Most people advocate a “crash” start when implementing Scrum. Don’t think, just go!

It’s very difficult to explain the advantages of Scrum when the customer is not used to “agile” thinking. Because Scrum delivers tangible results in short increments one could think it’s possibly better to let the results do the talking.

Here in the Netherlands the Prince2 project management method is widely used. Prince2 has a “controlled start” phase in which an elaborate project plan is created. Only after approval of this plan the project is started. Interestingly, this startup phase is considered to be a major success factor within the Prince2 method.

Is there any use for a controlled start when implementing Scrum?

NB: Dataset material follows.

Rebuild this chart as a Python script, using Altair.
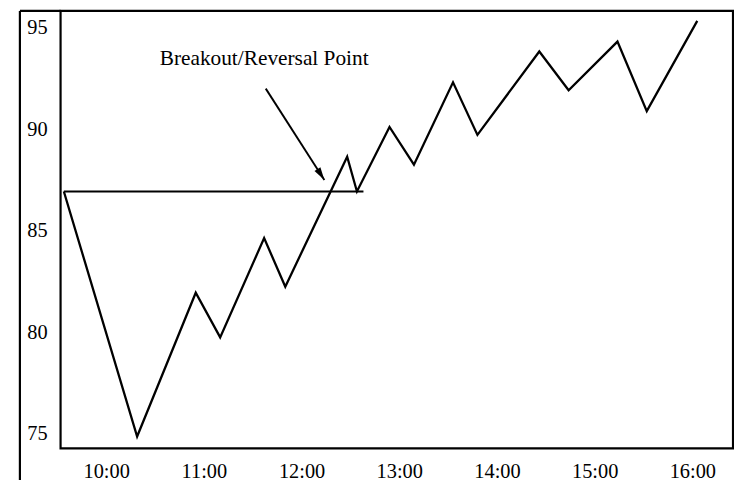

May be it is a cultural thing (or maybe it’s me) but I find it very difficult to sell the Scrum approach without a project plan. On the other hand, I find it quite easy to create a project plan when implementing Scrum. Because the customer is used to Prince2 I create a Prince2 project plan (a so called “Project Initiation Document”).

When possible I use Prince2 terminology (like “Stage” in stead of ” Sprint”). I also propose a Project Board which isn’t a Scrum thing but complements Scrum very well.
The Scrum specifics like a “Product Backlog” or “User Stories” are also part of the plan.

This way the customer has a more “traditional” feeling to the Scrum process and it becomes much more easy to get things going.